2012 yazında aradan 20 sene geçtikten sonra aynı tehdit yaklaşıyor ve yine alan hâkimiyeti konsepti yok. Asker, polis, jandarma karakollara, kışlalara çekilmiş durumda. Önlem, PKK saldırısını beklemek olarak anlaşılıyor. Bölgeye giden bir akademisyen arkadaşım, bir komando birlik komutanının “PKK’nın gelip bizi vurmasını bekliyoruz” mealli bir ifadesini bana nakletti.
Bütün bunlar olurken, Davutoğlu’nun Bağdat yönetimine karşı izlediği politika Barzani’nin desteklenmesinden ibaret.

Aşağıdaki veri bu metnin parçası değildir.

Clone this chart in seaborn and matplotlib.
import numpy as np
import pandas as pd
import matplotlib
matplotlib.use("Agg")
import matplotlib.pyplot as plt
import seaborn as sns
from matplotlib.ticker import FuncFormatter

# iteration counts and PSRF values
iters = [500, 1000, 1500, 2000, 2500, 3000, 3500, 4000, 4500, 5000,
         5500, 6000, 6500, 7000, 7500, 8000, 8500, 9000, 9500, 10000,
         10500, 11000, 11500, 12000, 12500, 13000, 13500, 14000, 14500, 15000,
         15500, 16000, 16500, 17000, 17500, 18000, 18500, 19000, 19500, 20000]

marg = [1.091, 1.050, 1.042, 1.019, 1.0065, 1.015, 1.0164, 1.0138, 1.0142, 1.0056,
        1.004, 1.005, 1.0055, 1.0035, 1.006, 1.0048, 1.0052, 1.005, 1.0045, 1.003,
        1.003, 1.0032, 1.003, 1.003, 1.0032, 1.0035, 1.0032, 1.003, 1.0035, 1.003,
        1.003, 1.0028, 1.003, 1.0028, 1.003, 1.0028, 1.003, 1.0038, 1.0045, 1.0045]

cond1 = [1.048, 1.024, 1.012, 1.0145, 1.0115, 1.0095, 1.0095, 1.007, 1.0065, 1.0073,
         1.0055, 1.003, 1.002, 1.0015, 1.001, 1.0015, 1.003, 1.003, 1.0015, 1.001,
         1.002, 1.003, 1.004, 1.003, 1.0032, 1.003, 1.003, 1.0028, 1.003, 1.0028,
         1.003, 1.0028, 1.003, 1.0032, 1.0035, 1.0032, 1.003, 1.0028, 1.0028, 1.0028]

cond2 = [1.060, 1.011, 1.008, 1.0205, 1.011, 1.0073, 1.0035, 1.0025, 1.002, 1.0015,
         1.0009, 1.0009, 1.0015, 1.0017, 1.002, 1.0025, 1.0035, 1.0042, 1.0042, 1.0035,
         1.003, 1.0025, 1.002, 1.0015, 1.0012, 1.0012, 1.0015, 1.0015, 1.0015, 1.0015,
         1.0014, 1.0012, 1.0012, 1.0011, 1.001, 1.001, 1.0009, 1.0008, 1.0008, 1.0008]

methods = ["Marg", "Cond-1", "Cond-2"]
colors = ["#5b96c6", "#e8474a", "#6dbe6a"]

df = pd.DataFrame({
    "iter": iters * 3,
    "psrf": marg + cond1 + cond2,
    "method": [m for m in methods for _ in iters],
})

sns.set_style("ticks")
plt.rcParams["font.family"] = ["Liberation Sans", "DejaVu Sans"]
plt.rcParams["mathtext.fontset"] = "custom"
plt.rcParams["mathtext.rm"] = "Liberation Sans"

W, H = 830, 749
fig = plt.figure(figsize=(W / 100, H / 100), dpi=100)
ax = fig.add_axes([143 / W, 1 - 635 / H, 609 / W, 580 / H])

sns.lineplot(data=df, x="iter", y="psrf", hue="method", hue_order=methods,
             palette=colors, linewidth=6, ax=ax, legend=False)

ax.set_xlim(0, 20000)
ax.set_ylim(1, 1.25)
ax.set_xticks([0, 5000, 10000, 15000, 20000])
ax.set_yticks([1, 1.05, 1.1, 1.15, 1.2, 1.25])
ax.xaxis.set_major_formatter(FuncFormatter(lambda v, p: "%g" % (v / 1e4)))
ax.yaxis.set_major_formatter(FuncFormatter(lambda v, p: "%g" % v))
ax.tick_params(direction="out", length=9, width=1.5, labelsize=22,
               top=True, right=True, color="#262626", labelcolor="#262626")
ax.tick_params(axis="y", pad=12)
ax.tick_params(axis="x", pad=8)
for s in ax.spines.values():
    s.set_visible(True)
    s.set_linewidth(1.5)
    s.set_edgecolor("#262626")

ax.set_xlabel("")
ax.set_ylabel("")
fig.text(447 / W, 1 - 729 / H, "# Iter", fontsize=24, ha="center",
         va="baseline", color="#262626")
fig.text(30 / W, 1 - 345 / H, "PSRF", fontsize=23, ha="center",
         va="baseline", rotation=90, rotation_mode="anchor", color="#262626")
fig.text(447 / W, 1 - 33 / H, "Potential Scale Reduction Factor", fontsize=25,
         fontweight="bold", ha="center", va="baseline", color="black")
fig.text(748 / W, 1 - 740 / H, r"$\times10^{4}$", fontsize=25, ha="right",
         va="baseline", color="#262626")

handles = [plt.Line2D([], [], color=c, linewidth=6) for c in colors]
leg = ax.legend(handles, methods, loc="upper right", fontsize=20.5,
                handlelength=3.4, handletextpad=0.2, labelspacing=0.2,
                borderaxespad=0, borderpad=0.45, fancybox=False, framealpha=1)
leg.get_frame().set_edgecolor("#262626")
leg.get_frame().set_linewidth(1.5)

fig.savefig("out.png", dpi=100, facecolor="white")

Türkiye, Bağdat yönetiminin onayı olmadan Türk ve yabancı petrol şirketlerinin K. Irak’ta petrol aramasını teşvik ediyor. Bu Irak Anayasasına aykırı. Cengiz Çandar, “Davutoğlu Maliki’den o kadar nefret ediyor ki, Kerkük’ü Barzani’ye vermeye razı” diye yazıyor. Birkaç günden bu yana AKP’lileştirilmek için çok çalışılan Irak Türkmen Cephesinin bir yetkilisinin seçimlere Kürtler ile ittifak yaparak girebileceklerini açıkladığına şahit olduk. Bu açıklamanın Türk Dışişleri Bakanlığının onayı olmadan yapılması mümkün değil. Türkmenleri, kendilerini ezen, yok eden Barzani ile ittifaka zorlamak, Kerkük’ü Barzani’ye vermek demektir. Demek ki, Cengiz Çandar haklıymış.

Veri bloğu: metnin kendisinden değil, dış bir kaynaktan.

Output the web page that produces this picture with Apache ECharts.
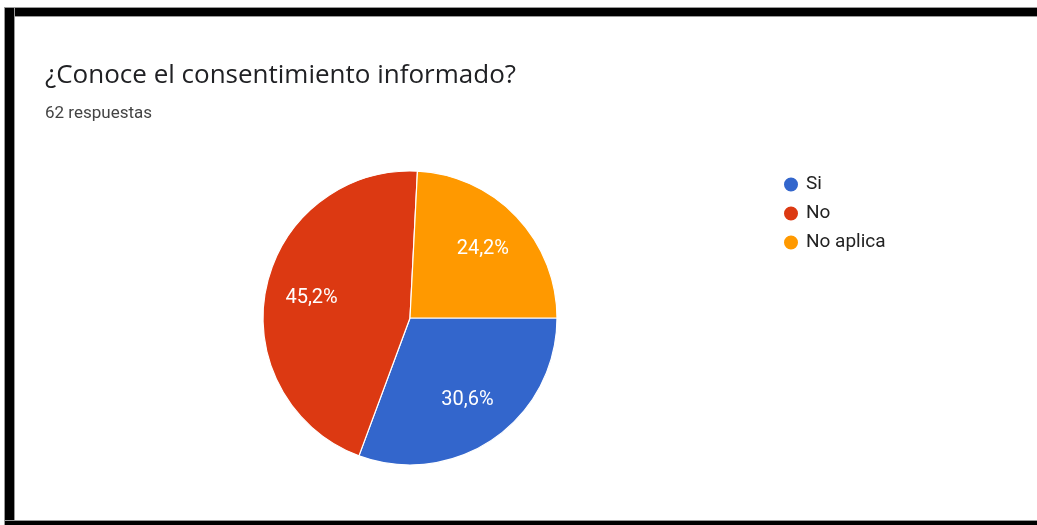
<!DOCTYPE html>
<html>
<head>
<meta charset="utf-8">
<script src="https://cdn.jsdelivr.net/npm/echarts@6/dist/echarts.min.js"></script>
<style>
  html, body { margin: 0; padding: 0; background: #fff; }
  #chart { width: 1037px; height: 525px; }
</style>
</head>
<body>
<div id="chart"></div>
<script>
// Survey answers: "¿Conoce el consentimiento informado?" (62 respuestas)
const titleText = '¿Conoce el consentimiento informado?';
const subtitleText = '62 respuestas';
const categories = ['Si', 'No', 'No aplica'];
const counts = [19, 28, 15];
const colors = ['#3366cc', '#dc3912', '#ff9900'];

const total = counts.reduce((a, b) => a + b, 0);
const pieData = categories.map((name, i) => ({
  name,
  value: counts[i],
  itemStyle: { color: colors[i] }
}));

const fmt = p => (Math.round(p.value / total * 1000) / 10).toFixed(1).replace('.', ',') + '%';

const chart = echarts.init(document.getElementById('chart'), null, { renderer: 'canvas' });
chart.setOption({
  animation: false,
  backgroundColor: '#fff',
  title: [
    {
      text: titleText,
      left: 40, top: 58,
      textStyle: { fontFamily: 'Open Sans', fontSize: 26, fontWeight: 'normal', color: '#202124' }
    },
    {
      text: subtitleText,
      left: 40, top: 100,
      textStyle: { fontFamily: 'Roboto', fontSize: 17, fontWeight: 'normal', color: '#444' }
    }
  ],
  legend: {
    orient: 'vertical',
    left: 777, top: 170,
    icon: 'circle',
    itemWidth: 16, itemHeight: 16,
    itemGap: 10,
    data: categories,
    textStyle: { fontFamily: 'Roboto', fontSize: 19, color: '#222', padding: [0, 0, 0, 2] }
  },
  series: [
    {
      // filled slices
      type: 'pie',
      center: [410, 318],
      radius: [0, 147],
      startAngle: 0,
      clockwise: true,
      silent: true,
      label: { show: false },
      labelLine: { show: false },
      itemStyle: { borderColor: '#fff', borderWidth: 1.2 },
      data: pieData
    },
    {
      // percentage labels, placed part-way out along each slice
      type: 'pie',
      center: [410, 318],
      radius: [48, 147],
      startAngle: 0,
      clockwise: true,
      silent: true,
      itemStyle: { color: 'rgba(0,0,0,0)' },
      label: {
        show: true,
        position: 'inside',
        formatter: fmt,
        color: '#fff',
        fontFamily: 'Roboto',
        fontSize: 20,
        padding: [0, 0, 8, 0]
      },
      labelLine: { show: false },
      data: categories.map((name, i) => ({ name, value: counts[i] }))
    }
  ],
  graphic: [
    // frame around the card
    { type: 'rect', shape: { x: 4, y: 7, width: 1033, height: 10 }, style: { fill: '#999' }, silent: true },
    { type: 'rect', shape: { x: 5, y: 8, width: 1032, height: 8 }, style: { fill: '#000' }, silent: true },
    { type: 'rect', shape: { x: 4, y: 7, width: 11, height: 518 }, style: { fill: '#999' }, silent: true },
    { type: 'rect', shape: { x: 5, y: 8, width: 9, height: 517 }, style: { fill: '#000' }, silent: true },
    { type: 'rect', shape: { x: 4, y: 520, width: 1033, height: 5 }, style: { fill: '#999' }, silent: true },
    { type: 'rect', shape: { x: 5, y: 521, width: 1032, height: 4 }, style: { fill: '#000' }, silent: true }
  ]
});
</script>
</body>
</html>
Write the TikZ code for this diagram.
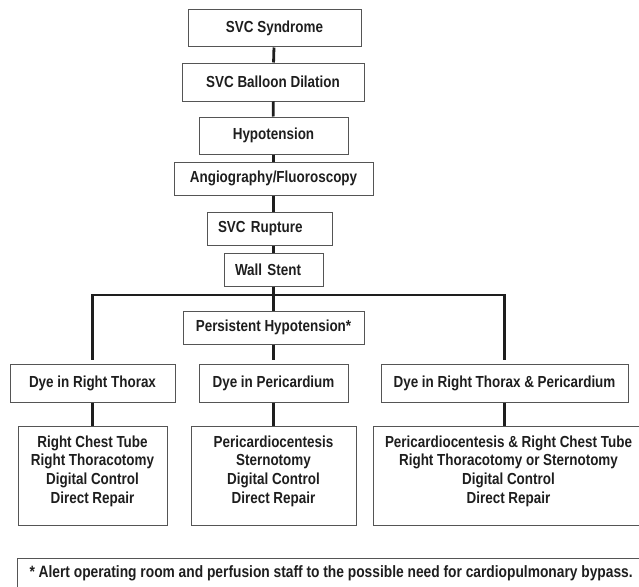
\documentclass[tikz,border=0pt]{standalone}
\usepackage{fontspec}
\newfontfamily\chartfont{Liberation Sans}[FakeStretch=0.84]
\definecolor{boxgray}{RGB}{85,85,85}
\definecolor{inkblack}{RGB}{30,30,30}

\begin{document}
\begin{tikzpicture}[
  x=1pt, y=-1pt,
  box/.style={draw=boxgray, line width=1pt, align=center, inner sep=0pt,
              font=\chartfont\bfseries\fontsize{16}{18.7}\selectfont,
              text=inkblack},
  leftbox/.style={box, align=left, inner xsep=11pt},
  care/.style={box, minimum height=99pt, text depth=12pt},
  link/.style={line width=2.8pt, draw=inkblack}
]
\useasboundingbox (0,0) rectangle (639,586);

\node[box, minimum width=173pt, minimum height=37pt] (syndrome) at (274.5,28.5)
  {SVC Syndrome};
\node[box, minimum width=182pt, minimum height=38pt] (dilation) at (273,82)
  {SVC Balloon Dilation};
\node[box, minimum width=149pt, minimum height=37pt] (hypotension) at (273.5,135.5)
  {Hypotension};
\node[box, minimum width=199pt, minimum height=33pt] (angio) at (273.5,178.5)
  {Angiography/Fluoroscopy};
\node[leftbox, text width=103pt, minimum height=33pt] (rupture) at (269.5,228.5)
  {SVC Rupture};
\node[leftbox, text width=77pt, minimum height=33pt] (stent) at (273.5,269.5)
  {Wall Stent};
\coordinate (split) at (273.5,295);
\node[box, minimum width=181pt, minimum height=33pt] (persistent) at (273.5,327.5)
  {Persistent Hypotension*};

\node[box, minimum width=165pt, minimum height=38pt] (thorax) at (92.5,383)
  {Dye in Right Thorax};
\node[box, minimum width=149pt, minimum height=38pt] (pericardium) at (273.5,383)
  {Dye in Pericardium};
\node[box, minimum width=247pt, minimum height=38pt] (both) at (504.5,383)
  {Dye in Right Thorax \& Pericardium};

\node[care, minimum width=149pt] (thoraxcare) at (92.5,475.5)
  {Right Chest Tube\\Right Thoracotomy\\Digital Control\\Direct Repair};
\node[care, minimum width=165pt] (pericardiumcare) at (273.5,475.5)
  {Pericardiocentesis\\Sternotomy\\Digital Control\\Direct Repair};
\node[care, minimum width=271pt] (bothcare) at (508.5,475.5)
  {Pericardiocentesis \& Right Chest Tube\\Right Thoracotomy or Sternotomy\\
   Digital Control\\Direct Repair};

\node[box, anchor=north west, align=flush left, inner xsep=12pt, text width=620pt,
  minimum height=30pt, font=\chartfont\bfseries\fontsize{16.4}{18.7}\selectfont]
  (note) at (17,558)
  {* Alert operating room and perfusion staff to the possible need for cardiopulmonary bypass.};

\draw[link] (syndrome) -- (dilation);
\draw[link] (dilation) -- (hypotension);
\draw[link] (hypotension) -- (angio);
\draw[link] (angio) -- (angio |- rupture.north);
\draw[link] (stent.north) -- (stent.north |- rupture.south);
\draw[link] (stent) -- (persistent);
\draw[link, shorten >=4pt] (persistent) -- (pericardium);
\draw[link, shorten <=4pt, shorten >=4pt] (thorax.north) |- (split) -| (both.north);

\draw[link] (thorax) -- (thoraxcare);
\draw[link] (pericardium) -- (pericardiumcare);
\draw[link] (both) -- (both |- bothcare.north);
\end{tikzpicture}
\end{document}
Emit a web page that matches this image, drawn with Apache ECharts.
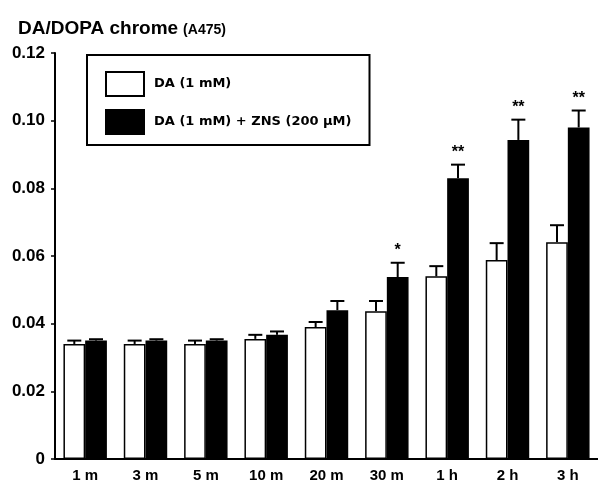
<!DOCTYPE html>
<html><head><meta charset="utf-8">
<script src="https://cdn.jsdelivr.net/npm/echarts@6/dist/echarts.min.js"></script>
<style>html,body{margin:0;padding:0;background:#fff}#c{width:598px;height:483px}</style>
</head><body><div id="c"></div>
<script>
const categories = ['1 m','3 m','5 m','10 m','20 m','30 m','1 h','2 h','3 h'];
const seriesNames = ['DA (1 mM)','DA (1 mM) + ZNS (200 μM)'];
const daMean  = [0.034,0.034,0.034,0.0355,0.039,0.0437,0.054,0.0588,0.0641];
const daErr   = [0.001,0.001,0.001,0.0012,0.0015,0.003,0.003,0.005,0.005];
const znsMean = [0.035,0.035,0.035,0.0367,0.044,0.0538,0.083,0.0943,0.098];
const znsErr  = [0.0004,0.0004,0.0004,0.001,0.0027,0.0042,0.004,0.006,0.005];
const stars   = ['','','','','','*','**','**','**'];
const yTicks  = [0,0.02,0.04,0.06,0.08,0.10,0.12];

const FONT = '"Liberation Sans", Arial, sans-serif';
const LFONT = '"DejaVu Sans", "Liberation Sans", sans-serif';
const GAP = 0.28;
function errRender(side){
  return function(params, api){
    const ci = api.value(0), m = api.value(1), e = api.value(2);
    const band = api.size([1,0])[0];
    const bw = band*(1-GAP)/2;
    const c0 = api.coord([ci, m]);
    const c1 = api.coord([ci, m+e]);
    const x = c0[0] + side*bw/2;
    const children = [
      {type:'line', shape:{x1:x,y1:c0[1],x2:x,y2:c1[1]}, style:{stroke:'#000',lineWidth:2}},
      {type:'line', shape:{x1:x-7,y1:c1[1],x2:x+7,y2:c1[1]}, style:{stroke:'#000',lineWidth:2}}
    ];
    const s = side>0 ? stars[ci] : '';
    if (s) children.push({type:'text', x:x, y:c1[1]-12, style:{text:s, fill:'#000', font:'bold 16px '+FONT, align:'center', verticalAlign:'middle'}});
    return {type:'group', children};
  };
}
const chart = echarts.init(document.getElementById('c'), null, {renderer:'canvas'});
chart.setOption({
  animation:false,
  backgroundColor:'#fff',
  title:{
    text:'{a|DA/DOPA chrome} {b|(A475)}', left:13, top:12,
    textStyle:{rich:{
      a:{fontFamily:FONT,fontWeight:'bold',fontSize:19,color:'#000',lineHeight:24},
      b:{fontFamily:FONT,fontWeight:'bold',fontSize:14,color:'#000',lineHeight:24,padding:[3,0,0,0]}}}
  },
  legend:{
    data:seriesNames, orient:'vertical', left:87, top:55, icon:'rect',
    itemWidth:38, itemHeight:24, itemGap:12,
    borderColor:'#000', borderWidth:2, padding:[16,18,10,18],
    textStyle:{fontFamily:LFONT,fontWeight:'bold',fontSize:13,color:'#000',padding:[0,0,0,5]}
  },
  grid:{left:55, right:-4, top:53, bottom:23, containLabel:false},
  xAxis:{
    type:'category', data:categories,
    axisLine:{lineStyle:{color:'#000',width:2}},
    axisTick:{show:false},
    axisLabel:{color:'#000',fontFamily:FONT,fontWeight:'bold',fontSize:15,margin:9}
  },
  yAxis:{
    type:'value', min:0, max:0.12, interval:0.02,
    axisLine:{show:true,lineStyle:{color:'#000',width:2}},
    axisTick:{show:true,length:4,lineStyle:{color:'#000',width:1.5}},
    splitLine:{show:false},
    axisLabel:{color:'#000',fontFamily:FONT,fontWeight:'bold',fontSize:17,margin:10,
      formatter:v=> v===0?'0':v.toFixed(2)}
  },
  series:[
    {name:seriesNames[0], type:'bar', data:daMean, barGap:'0%', barCategoryGap:(GAP*100)+'%',
     itemStyle:{color:'#fff',borderColor:'#000',borderWidth:1.5}},
    {name:seriesNames[1], type:'bar', data:znsMean,
     itemStyle:{color:'#000',borderColor:'#000',borderWidth:1.5}},
    {type:'custom', renderItem:errRender(-1), encode:{x:0,y:1}, z:5,
     data:daMean.map((m,i)=>[i,m,daErr[i]])},
    {type:'custom', renderItem:errRender(1), encode:{x:0,y:1}, z:5,
     data:znsMean.map((m,i)=>[i,m,znsErr[i]])}
  ]
});
</script></body></html>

Öte yandan Davutoğlu’nun Suriye politikası, PKK’ya Suriye’nin kuzeyinde bir bölge hediye etti. Bunu gözden kaçırmak isteyen Davutoğlu, bir açıklamasında Suriye’deki Demokratik Birlik Partisi’nden (PYD) bahsederken, PKK ile ilişkilerinin felsefi yakınlaşmayı aştığını ifade etti. Davutoğlu acaba bu partinin 2003’te doğrudan doğruya PKK tarafından kurulduğunu bilmiyor mu?
Özetle, PKK Türkiye’de ayaklanmaya hazırlanırken, Barzani’yi Bağdat’tan kopmaya teşvik eden, Suriye’de PKK’ya alan açan bir politikamız var. 150 sene sonra bugünleri tarih olarak okuyacak olan torunlarımızın torunları, biz bugün 1800’lerin ikinci yarısının yöneticileri için ne hissediyor isek bugünün yöneticileri için benzer duyguları taşıyacaklar.